The killing of over a million Iraqis via the “sanctions of mass
destruction,” more than were killed by all the weapons of mass
destruction in history, according to John and Karl Mueller
(“Sanctions of Mass Destruction,” Foreign Affairs, May/June 1999),
was one of major genocides of the post-World War 2 era. It is
unmentioned by Samantha Power. Again, the correlation between
exclusion, U.S. responsibility, and the view that such killings were,
in Madeleine Albright’s words, “worth it” from the standpoint of U.S.

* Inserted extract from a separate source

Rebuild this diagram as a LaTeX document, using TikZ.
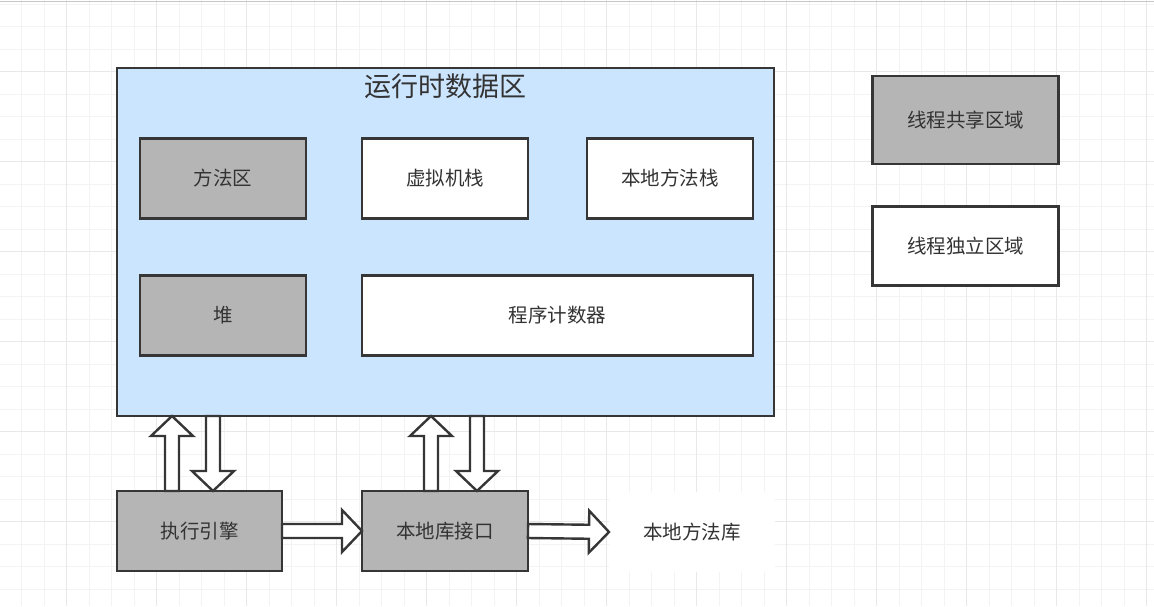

interests, is clear. There is a similar political basis for Power’s
failure to include Israel’s low-intensity genocide of the
Palestinians and South Africa’s “destructive engagement” with the
frontline states in the 1980s, the latter with a death toll greatly
exceeding all the deaths in the Balkan wars of the 1990s. Neither
Israel nor South Africa, both “constructively engaged” by the United
States, show up in Power’s index.
Samantha Power’s conclusion is that the U.S. policy toward genocide
has been very imperfect and needs reorientation, less opportunism,
and greater vigor. For Power, the United States is the solution, not
the problem. These conclusions and policy recommendations rest
heavily on her spectacular bias in case selection: She simply
bypasses those that are ideologically inconvenient, where the United
States has arguably committed genocide (Vietnam, Cambodia 1969-75,
Iraq 1991-2003), or has given genocidal processes positive support
(Indonesia, West Papua, East Timor, Guatemala, Israel, and South
Africa). Incorporating them into an analysis would lead to sharply
different conclusions and policy agendas, such as calling upon the
United States to simply stop doing it, or urging stronger global
opposition to U.S. aggression and support of genocide, and proposing
a much needed revolutionary change within the United States to remove
the roots of its imperialistic and genocidal thrust. But the actual
huge bias, nicely leavened by admissions of imperfections and need
for improvement in U.S. policy, readily explains why Samantha Power
is loved by the New York Times and won a Pulitzer prize for her
masterpiece of evasion and apologetics for “our” genocides and call
for a more aggressive pursuit of “theirs.”